Set the listing down again exactly, please, apart from its pictures.

•••

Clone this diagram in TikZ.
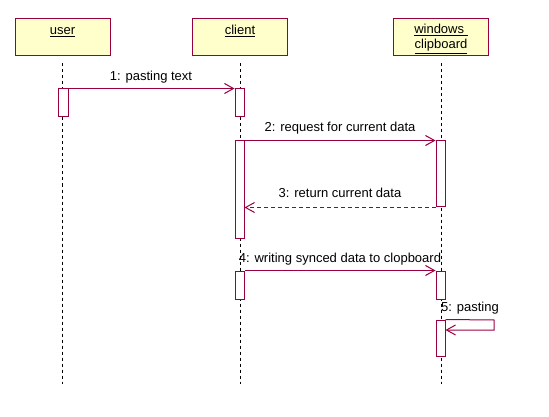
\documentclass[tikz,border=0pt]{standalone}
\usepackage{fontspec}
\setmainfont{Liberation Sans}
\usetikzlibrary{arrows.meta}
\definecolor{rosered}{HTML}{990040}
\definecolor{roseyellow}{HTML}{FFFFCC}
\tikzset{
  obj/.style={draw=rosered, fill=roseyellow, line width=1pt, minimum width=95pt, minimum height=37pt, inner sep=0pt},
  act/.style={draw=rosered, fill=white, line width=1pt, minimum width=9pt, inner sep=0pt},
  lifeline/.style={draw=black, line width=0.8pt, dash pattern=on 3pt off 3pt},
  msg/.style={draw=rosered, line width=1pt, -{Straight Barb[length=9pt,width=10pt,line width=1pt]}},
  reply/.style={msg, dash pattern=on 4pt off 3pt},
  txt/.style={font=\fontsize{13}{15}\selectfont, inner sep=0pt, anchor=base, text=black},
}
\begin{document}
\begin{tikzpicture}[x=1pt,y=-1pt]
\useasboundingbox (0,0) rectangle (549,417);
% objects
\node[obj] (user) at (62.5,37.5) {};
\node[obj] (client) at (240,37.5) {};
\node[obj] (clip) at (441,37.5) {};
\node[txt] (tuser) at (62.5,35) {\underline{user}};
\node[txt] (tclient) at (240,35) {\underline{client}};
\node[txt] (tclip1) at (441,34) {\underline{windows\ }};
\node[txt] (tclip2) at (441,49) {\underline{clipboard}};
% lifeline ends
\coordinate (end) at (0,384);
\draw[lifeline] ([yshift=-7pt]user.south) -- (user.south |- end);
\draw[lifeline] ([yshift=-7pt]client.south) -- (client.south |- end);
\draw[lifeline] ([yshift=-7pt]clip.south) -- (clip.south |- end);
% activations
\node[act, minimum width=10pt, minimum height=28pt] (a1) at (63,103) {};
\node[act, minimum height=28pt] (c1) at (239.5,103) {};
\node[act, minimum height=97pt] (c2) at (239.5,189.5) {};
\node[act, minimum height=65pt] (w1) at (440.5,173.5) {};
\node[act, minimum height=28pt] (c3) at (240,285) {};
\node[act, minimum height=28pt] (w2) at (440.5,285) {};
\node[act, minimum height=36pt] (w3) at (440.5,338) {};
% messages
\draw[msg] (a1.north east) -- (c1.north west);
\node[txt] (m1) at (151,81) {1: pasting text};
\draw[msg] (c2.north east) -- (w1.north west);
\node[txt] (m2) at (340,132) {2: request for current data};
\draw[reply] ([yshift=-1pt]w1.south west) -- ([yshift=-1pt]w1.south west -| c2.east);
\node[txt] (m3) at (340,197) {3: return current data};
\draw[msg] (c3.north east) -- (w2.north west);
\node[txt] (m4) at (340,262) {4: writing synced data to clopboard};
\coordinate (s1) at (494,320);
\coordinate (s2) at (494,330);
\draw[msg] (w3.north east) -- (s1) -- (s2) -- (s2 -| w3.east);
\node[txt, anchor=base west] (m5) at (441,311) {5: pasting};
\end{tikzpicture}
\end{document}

•••

FULL ANSWER
Clone this diagram in TikZ.
\documentclass[tikz,border=0pt]{standalone}
\usepackage{fontspec}
\setmainfont{Liberation Sans}
\usetikzlibrary{arrows.meta}
\definecolor{rosered}{HTML}{990040}
\definecolor{roseyellow}{HTML}{FFFFCC}
\tikzset{
  obj/.style={draw=rosered, fill=roseyellow, line width=1pt, minimum width=95pt, minimum height=37pt, inner sep=0pt},
  act/.style={draw=rosered, fill=white, line width=1pt, minimum width=9pt, inner sep=0pt},
  lifeline/.style={draw=black, line width=0.8pt, dash pattern=on 3pt off 3pt},
  msg/.style={draw=rosered, line width=1pt, -{Straight Barb[length=9pt,width=10pt,line width=1pt]}},
  reply/.style={msg, dash pattern=on 4pt off 3pt},
  txt/.style={font=\fontsize{13}{15}\selectfont, inner sep=0pt, anchor=base, text=black},
}
\begin{document}
\begin{tikzpicture}[x=1pt,y=-1pt]
\useasboundingbox (0,0) rectangle (549,417);
% objects
\node[obj] (user) at (62.5,37.5) {};
\node[obj] (client) at (240,37.5) {};
\node[obj] (clip) at (441,37.5) {};
\node[txt] (tuser) at (62.5,35) {\underline{user}};
\node[txt] (tclient) at (240,35) {\underline{client}};
\node[txt] (tclip1) at (441,34) {\underline{windows\ }};
\node[txt] (tclip2) at (441,49) {\underline{clipboard}};
% lifeline ends
\coordinate (end) at (0,384);
\draw[lifeline] ([yshift=-7pt]user.south) -- (user.south |- end);
\draw[lifeline] ([yshift=-7pt]client.south) -- (client.south |- end);
\draw[lifeline] ([yshift=-7pt]clip.south) -- (clip.south |- end);
% activations
\node[act, minimum width=10pt, minimum height=28pt] (a1) at (63,103) {};
\node[act, minimum height=28pt] (c1) at (239.5,103) {};
\node[act, minimum height=97pt] (c2) at (239.5,189.5) {};
\node[act, minimum height=65pt] (w1) at (440.5,173.5) {};
\node[act, minimum height=28pt] (c3) at (240,285) {};
\node[act, minimum height=28pt] (w2) at (440.5,285) {};
\node[act, minimum height=36pt] (w3) at (440.5,338) {};
% messages
\draw[msg] (a1.north east) -- (c1.north west);
\node[txt] (m1) at (151,81) {1: pasting text};
\draw[msg] (c2.north east) -- (w1.north west);
\node[txt] (m2) at (340,132) {2: request for current data};
\draw[reply] ([yshift=-1pt]w1.south west) -- ([yshift=-1pt]w1.south west -| c2.east);
\node[txt] (m3) at (340,197) {3: return current data};
\draw[msg] (c3.north east) -- (w2.north west);
\node[txt] (m4) at (340,262) {4: writing synced data to clopboard};
\coordinate (s1) at (494,320);
\coordinate (s2) at (494,330);
\draw[msg] (w3.north east) -- (s1) -- (s2) -- (s2 -| w3.east);
\node[txt, anchor=base west] (m5) at (441,311) {5: pasting};
\end{tikzpicture}
\end{document}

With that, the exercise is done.